槐姨笑着说“随他们吧,旅途劳累,吃了饭就早点休息,不用担心,这的夜晚很安静”。
是夜,静的让人呼吸都沉重。
我辗转反侧,是谁在看我?窗外黑黑的,黑桃没有磨牙,秀才没说梦话,就连小武竟然也没了呼噜声,静。
这好象我童年的梦境,走廊只有左边的一侧有窗,右边是一片灰色班驳的墙壁,这条走廊好象沉在地下,隔窗我看到黑色的土壤挤压着玻璃,上面洒下约一尺长的阳光。
掂起脚,对着窗上的窄小空间,慢慢适应了阳光,我看到了一片草地,一个女孩子的双脚穿着暗绿色的凉鞋,奔跑,跳跃,几只胖嫩的小白狗,灵巧的追逐在她的身后,隐隐还能听到女孩那银铃般的笑声。
好熟悉,真的是我童年的梦,我也知道了梦的结局,果然,我费尽了力气也看不到女孩的腿以上,寻找她的视线被走廊灰白的墙壁阻挡住了。
早饭的时候,我用冒着热气的煮鸡蛋敷眼睛。
“换了新环境,没睡好”我指着自己的黑眼圈向秀才解释。
三个人都没理我。
我顺着他们的目光看去,一个美到极致的女孩,鸡蛋脱了手,我忘记了该怎样去尴尬。
“我女儿,叫她晦妹好了”槐姨热情的给我们做着介绍。
“你好”我伸出了手,她大方的握了握,小手冰凉,嘿嘿。
小武他们一整天都没出门,不象他们呀,平时见了美女早就脑瘫了,身体会不由自主的跟着美女,这次怎么腿瘫了?
晦妹喜欢看书,都是我们学校的教科书,但残缺不全,她还养了几只胖嫩的小白狗,却总会被咬伤。
“我好象梦到过你”我低头看了看她的脚,褐色花纹的小巧布鞋,纤细又活泼。
之后那些天,我忽略了小武他们的存在,下雨天晦妹喜欢拉着我往外跑,刮风的时候就喜欢躲在房间里听我说我的梦。

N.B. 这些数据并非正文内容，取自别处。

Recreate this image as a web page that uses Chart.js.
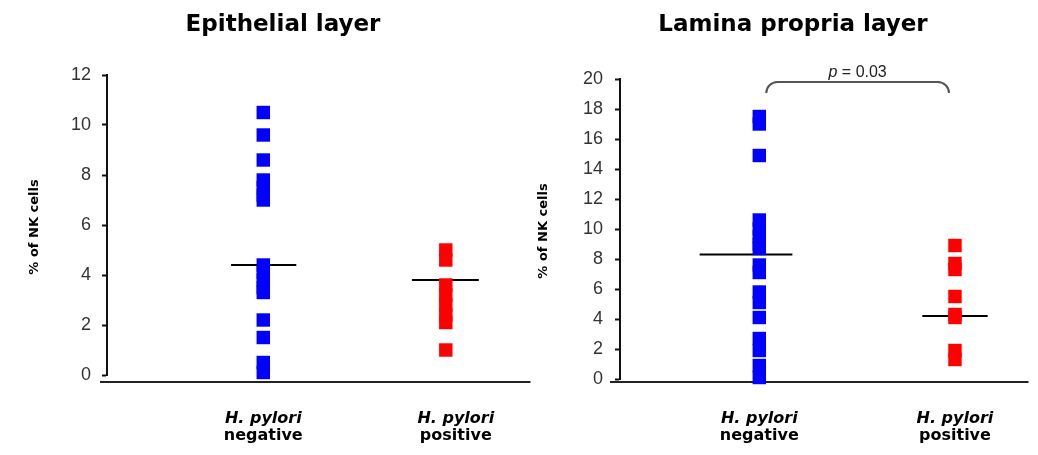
<!DOCTYPE html>
<html>
<head>
<meta charset="utf-8">
<script src="https://cdn.jsdelivr.net/npm/chart.js@4.4.0/dist/chart.umd.min.js"></script>
<style>
  body { margin: 0; background: #fff; }
  #wrap { position: relative; width: 1038px; height: 455px; }
  canvas { position: absolute; top: 0; }
</style>
</head>
<body>
<div id="wrap">
  <canvas id="epi" width="540" height="455" style="left:0"></canvas>
  <canvas id="lp" width="538" height="455" style="left:500px"></canvas>
</div>
<script>
// groups shown on both panels
const groups = ['negative', 'positive'];

// % of NK cells, epithelial layer
const epiNegative = [10.5, 9.6, 8.6, 7.8, 7.5, 7.2, 7.0, 4.4, 4.1, 3.8, 3.5, 3.3, 2.2, 1.5, 0.5, 0.1];
const epiPositive = [5.0, 4.6, 3.6, 3.2, 2.8, 2.4, 2.1, 1.0];
const epiMeans = [4.4, 3.8];
const epiTicks = [0, 2, 4, 6, 8, 10, 12];

// % of NK cells, lamina propria layer
const lpNegative = [17.5, 17.0, 14.9, 10.6, 10.0, 9.5, 9.0, 8.7, 7.6, 7.1, 5.8, 5.1, 4.1, 2.7, 1.9, 0.9, 0.1];
const lpPositive = [8.9, 7.7, 7.3, 5.5, 4.3, 4.1, 1.9, 1.3];
const lpMeans = [8.3, 4.2];
const lpTicks = [0, 2, 4, 6, 8, 10, 12, 14, 16, 18, 20];
const lpPValue = '0.03';

const colors = ['#0000ff', '#ff0000'];

// titles, axis labels, baseline and group labels drawn around each panel
const panelDecor = {
  id: 'panelDecor',
  beforeDatasetsDraw(chart, args, opts) {
    const ctx = chart.ctx;
    const area = chart.chartArea;
    ctx.save();
    ctx.strokeStyle = '#222';
    ctx.lineWidth = 2;
    ctx.beginPath();
    ctx.moveTo(opts.baseStart, area.bottom + opts.baseGap);
    ctx.lineTo(area.right, area.bottom + opts.baseGap);
    ctx.stroke();
    ctx.restore();
  },
  afterDraw(chart, args, opts) {
    const ctx = chart.ctx;
    const area = chart.chartArea;
    const x = chart.scales.x;
    ctx.save();
    ctx.fillStyle = '#000';
    ctx.textAlign = 'center';
    ctx.textBaseline = 'alphabetic';
    ctx.font = 'bold 23px "DejaVu Sans"';
    ctx.fillText(opts.title, opts.titleX, 31);

    ctx.save();
    ctx.translate(opts.yTitleX, (area.top + area.bottom) / 2 + 2);
    ctx.rotate(-Math.PI / 2);
    ctx.textBaseline = 'middle';
    ctx.font = 'bold 13px "DejaVu Sans"';
    ctx.fillText('% of NK cells', 0, 0);
    ctx.restore();

    groups.forEach((g, i) => {
      const px = x.getPixelForValue(opts.positions[i]) + (opts.labelShift ? opts.labelShift[i] : 0);
      ctx.font = 'italic bold 16px "DejaVu Sans"';
      ctx.fillText('H. pylori', px, 423);
      ctx.font = 'bold 16px "DejaVu Sans"';
      ctx.fillText(g, px, 440);
    });

    if (opts.pValue) {
      const x0 = x.getPixelForValue(opts.positions[0]) + 7;
      const x1 = x.getPixelForValue(opts.positions[1]) - 6;
      const top = area.top + 3;
      const r = 11;
      ctx.strokeStyle = '#555';
      ctx.lineWidth = 2;
      ctx.beginPath();
      ctx.moveTo(x0, top + r);
      ctx.arcTo(x0, top, x0 + r, top, r);
      ctx.lineTo(x1 - r, top);
      ctx.arcTo(x1, top, x1, top + r, r);
      ctx.stroke();
      const mid = (x0 + x1) / 2;
      ctx.fillStyle = '#222';
      ctx.font = '16px "Liberation Sans"';
      const rest = ' = ' + opts.pValue;
      const wRest = ctx.measureText(rest).width;
      ctx.font = 'italic 16px "Liberation Sans"';
      const wP = ctx.measureText('p').width;
      const start = mid - (wP + wRest) / 2;
      ctx.textAlign = 'left';
      ctx.fillText('p', start, top - 5);
      ctx.font = '16px "Liberation Sans"';
      ctx.fillText(rest, start + wP, top - 5);
    }
    ctx.restore();
  }
};

function buildPanel(canvasId, values, means, ticks, layout) {
  const datasets = [];
  values.forEach((vals, i) => {
    datasets.push({
      type: 'scatter',
      data: vals.map(v => ({ x: layout.positions[i], y: v })),
      backgroundColor: colors[i],
      borderWidth: 0,
      pointStyle: 'rect',
      pointRadius: 9.5,
      clip: false
    });
  });
  means.forEach((m, i) => {
    const p = layout.positions[i];
    const [a, b] = layout.meanSpan[i];
    datasets.push({
      type: 'line',
      data: [{ x: p + a, y: m }, { x: p + b, y: m }],
      borderColor: '#000',
      borderWidth: 2,
      pointRadius: 0,
      clip: false
    });
  });

  return new Chart(canvasId, {
    data: { datasets },
    options: {
      responsive: false,
      animation: false,
      layout: { padding: layout.padding },
      plugins: {
        legend: { display: false },
        tooltip: { enabled: false },
        panelDecor: layout.decor
      },
      scales: {
        x: { type: 'linear', min: 0, max: 1, display: false },
        y: {
          min: 0,
          max: ticks[ticks.length - 1],
          afterFit: s => { s.width = layout.yWidth; },
          afterBuildTicks: s => { s.ticks = ticks.map(v => ({ value: v })); },
          border: { display: true, color: '#111', width: 2 },
          grid: { drawOnChartArea: false, drawTicks: true, tickLength: 5, tickWidth: 2, tickColor: '#111' },
          ticks: {
            padding: layout.tickPad,
            color: '#333',
            font: { family: '"Liberation Sans"', size: 18 }
          }
        }
      }
    },
    plugins: [panelDecor]
  });
}

buildPanel('epi', [epiNegative, epiPositive], epiMeans, epiTicks, {
  positions: [0.369, 0.8],
  meanSpan: [[-0.076, 0.078], [-0.08, 0.078]],
  padding: { left: 0, top: 75, right: 8, bottom: 80 },
  yWidth: 107,
  tickPad: 11,
  decor: { title: 'Epithelial layer', titleX: 283, yTitleX: 35, baseStart: 100, baseGap: 7, positions: [0.369, 0.8], labelShift: [0, 10] }
});

buildPanel('lp', [lpNegative, lpPositive], lpMeans, lpTicks, {
  positions: [0.341, 0.82],
  meanSpan: [[-0.146, 0.081], [-0.08, 0.08]],
  padding: { left: 0, top: 79, right: 8, bottom: 76 },
  yWidth: 120,
  tickPad: 12,
  decor: { title: 'Lamina propria layer', titleX: 293, yTitleX: 44, baseStart: 110, baseGap: 3, positions: [0.341, 0.82], pValue: lpPValue }
});
</script>
</body>
</html>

“该回去了,时候到了”秀才的话让我噎了一大口饭在嘴里。
对啊,出来多久了?事假的期限早过了吧?
“再陪我一天吧”晦妹声音低低的,我说好。
在那弯细水边,晦妹哭了,我问为什么,她不说话。
舍不得我?算了,我不是一个很容易吸引女孩的人。
“这个送你吧,做个纪念”。我把脖子上那个挂了很多年的廉价玻璃环摘给了她。
回去的时候天已经快黑了,我在心里寻思着小武他们肯定会责骂我,说好了今天要走的。
屋子静静的,没有人,回头找晦妹,她也不见了,无意瞥到了后窗,外面的天空燃起了火烧云。

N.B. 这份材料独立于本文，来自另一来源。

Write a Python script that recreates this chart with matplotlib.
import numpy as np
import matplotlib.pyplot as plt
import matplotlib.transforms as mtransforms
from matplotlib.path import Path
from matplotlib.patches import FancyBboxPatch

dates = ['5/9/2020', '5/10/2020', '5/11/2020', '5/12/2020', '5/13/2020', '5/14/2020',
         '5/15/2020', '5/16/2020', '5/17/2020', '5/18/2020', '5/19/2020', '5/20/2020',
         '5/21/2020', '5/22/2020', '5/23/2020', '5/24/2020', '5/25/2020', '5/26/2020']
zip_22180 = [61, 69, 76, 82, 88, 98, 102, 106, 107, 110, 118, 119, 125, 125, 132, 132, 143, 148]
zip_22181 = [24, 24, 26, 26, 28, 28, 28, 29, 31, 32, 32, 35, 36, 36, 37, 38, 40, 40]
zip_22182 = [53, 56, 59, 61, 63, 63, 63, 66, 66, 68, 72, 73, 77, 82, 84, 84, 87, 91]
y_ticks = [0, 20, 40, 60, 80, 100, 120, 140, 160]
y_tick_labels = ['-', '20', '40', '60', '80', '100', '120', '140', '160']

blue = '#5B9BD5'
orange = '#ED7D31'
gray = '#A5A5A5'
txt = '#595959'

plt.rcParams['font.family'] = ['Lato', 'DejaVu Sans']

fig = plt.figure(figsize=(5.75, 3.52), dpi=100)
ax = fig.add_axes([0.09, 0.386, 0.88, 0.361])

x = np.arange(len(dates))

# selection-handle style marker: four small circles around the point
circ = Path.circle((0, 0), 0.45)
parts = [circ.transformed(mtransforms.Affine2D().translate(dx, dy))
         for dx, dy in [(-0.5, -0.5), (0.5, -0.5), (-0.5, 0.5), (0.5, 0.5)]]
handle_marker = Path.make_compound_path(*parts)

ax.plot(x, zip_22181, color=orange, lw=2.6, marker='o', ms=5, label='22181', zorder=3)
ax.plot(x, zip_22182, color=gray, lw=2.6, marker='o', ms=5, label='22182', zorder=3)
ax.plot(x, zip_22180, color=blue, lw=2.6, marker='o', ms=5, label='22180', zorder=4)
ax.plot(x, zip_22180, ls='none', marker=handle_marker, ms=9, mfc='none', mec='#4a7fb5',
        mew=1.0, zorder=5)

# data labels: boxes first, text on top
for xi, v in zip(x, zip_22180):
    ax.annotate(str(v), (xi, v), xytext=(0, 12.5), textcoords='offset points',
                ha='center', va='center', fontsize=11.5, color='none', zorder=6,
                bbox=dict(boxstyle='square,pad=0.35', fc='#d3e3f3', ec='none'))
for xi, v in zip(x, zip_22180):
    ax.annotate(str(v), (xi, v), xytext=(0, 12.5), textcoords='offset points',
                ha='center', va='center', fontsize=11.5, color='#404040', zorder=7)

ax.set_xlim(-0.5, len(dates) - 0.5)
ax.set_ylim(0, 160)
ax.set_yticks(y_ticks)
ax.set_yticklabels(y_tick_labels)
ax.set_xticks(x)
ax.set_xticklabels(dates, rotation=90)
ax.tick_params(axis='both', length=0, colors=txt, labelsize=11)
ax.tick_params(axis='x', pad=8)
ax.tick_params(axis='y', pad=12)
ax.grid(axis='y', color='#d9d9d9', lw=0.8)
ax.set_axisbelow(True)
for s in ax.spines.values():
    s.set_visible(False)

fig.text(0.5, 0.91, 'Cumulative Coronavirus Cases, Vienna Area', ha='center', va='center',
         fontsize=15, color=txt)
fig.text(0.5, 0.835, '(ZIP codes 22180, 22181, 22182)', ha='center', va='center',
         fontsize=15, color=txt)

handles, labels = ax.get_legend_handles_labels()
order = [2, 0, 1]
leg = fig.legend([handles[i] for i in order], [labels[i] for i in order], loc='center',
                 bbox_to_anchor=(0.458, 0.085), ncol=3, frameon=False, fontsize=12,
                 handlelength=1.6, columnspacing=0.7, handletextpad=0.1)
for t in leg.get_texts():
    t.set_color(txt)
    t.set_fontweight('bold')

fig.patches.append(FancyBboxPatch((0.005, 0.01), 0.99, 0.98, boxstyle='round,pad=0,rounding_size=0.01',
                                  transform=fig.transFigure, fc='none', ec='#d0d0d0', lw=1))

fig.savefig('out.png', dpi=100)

诡异的晚霞下,草地上站了5个人,小武.秀才.黑桃还有槐姨母女。
微风吹着他们,槐姨母女平静的伫立,而小武三人却象纸片一样摇晃,仿佛要从中间折断。
我跑,到了跟前我惊住,小武三人果然都从腰间开始折成了两段,上身被风刮的到处飞舞。
我眼一黑,倒之前隐约看见空中飘荡着的秀才,他象,象一张道士做法时烧的符纸。
有水滴在我的脸上,我睁开眼睛,小武.秀才和黑桃表情惊喜“醒了!”
“烧了3天了,都怕你烧出肺炎”。
“我们没出去过?”我疑惑。
“烧傻了吧?”
卫良陪着我,溜达溜达,学子湖畔,有人惊呼“快看,那两棵槐树枯死了。”
我顺着人声望去,大槐树连着小槐树,小槐树干瘦的枝杈上垂着那条在我脖子上挂了很多年的廉价玻璃环。

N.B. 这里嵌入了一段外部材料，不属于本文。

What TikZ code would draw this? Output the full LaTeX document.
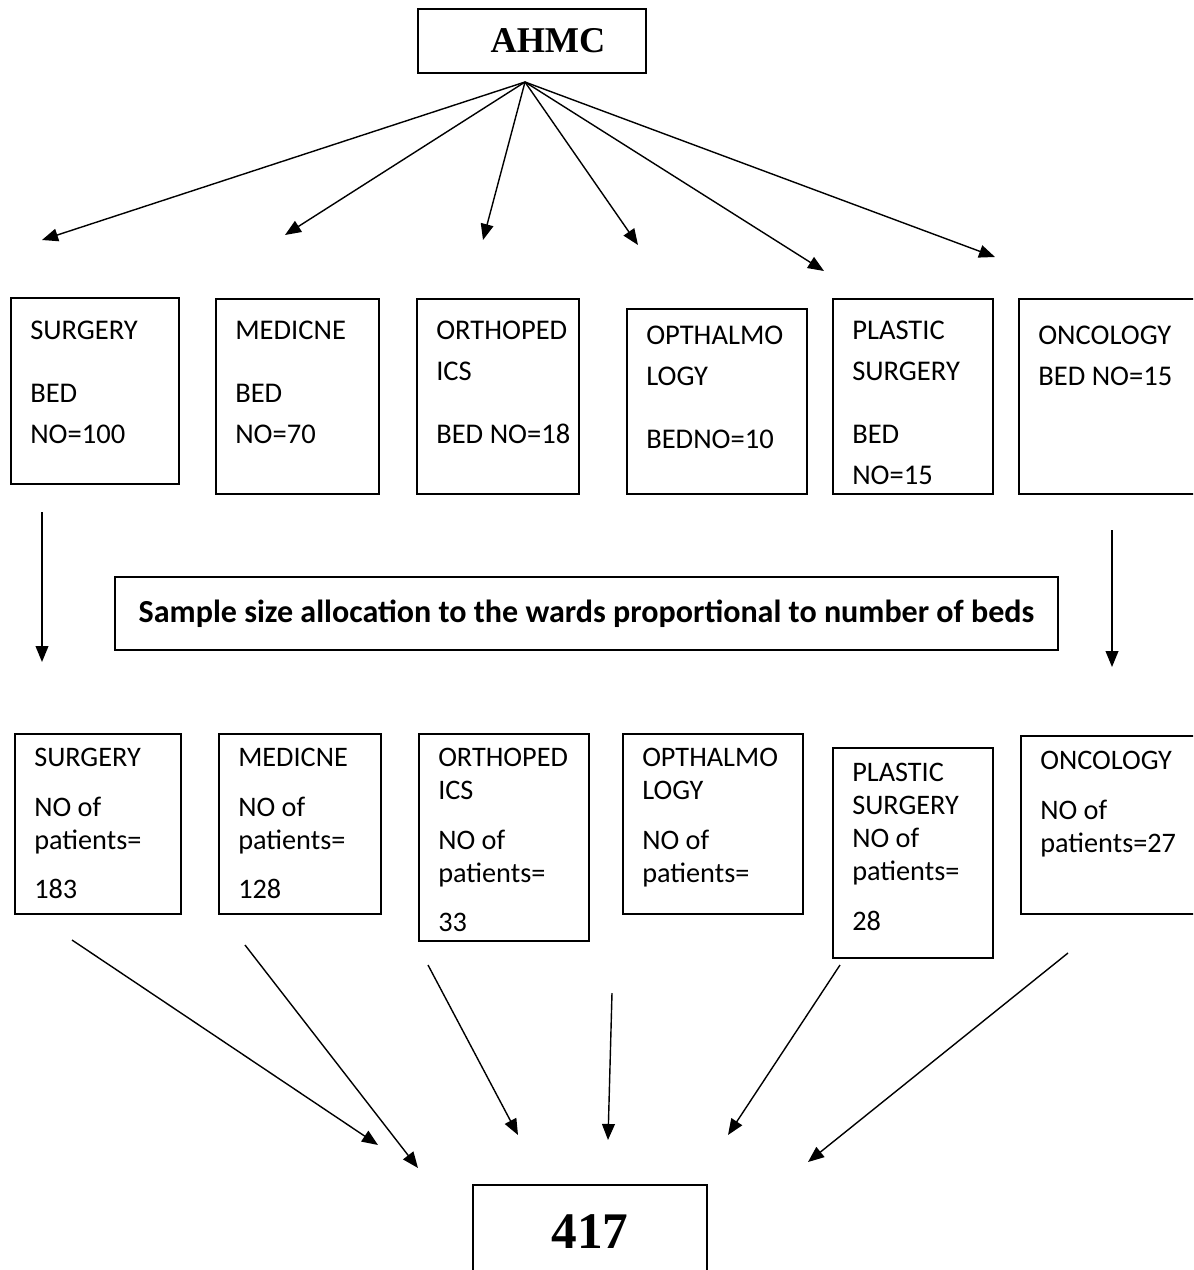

我低头寻找,果然在树旁发现了烧的半焦的三张符纸,朱砂的图案清晰可辨。
我回头踢卫良:“又是你搞的。”
卫良耸耸肩,邪邪的笑:“旅途愉快吗?”
槐树,氮素营养充足,因此叶色深,呈墨绿色。远看槐树的树冠如同一团墨绿浓云,墨绿色是一种晦暗的色彩,浓云同样会带来晦暗。遇到降雨,缩缢处受雨水浸湿而断裂落下,果皮被浸泡腐烂而露出种子,把树荫下的地面染成暗绿色。槐树容易遭受蚜虫危害,蚜虫分泌物落到地面也会把地面染成黑色。槐荫下因此常常呈黑色,同样具有晦暗之意。所以,槐树一名源自“晦暗”。
“晦妹?”
“是槐树。”卫良纠正道。
“暗绿色的凉鞋呢?”
“那是种子腐烂的汁液。”
“胖嫩的小白狗?”我寒毛倒竖“我知道了,是蚜虫!”
卫良点头,带着赞许的目光望过来。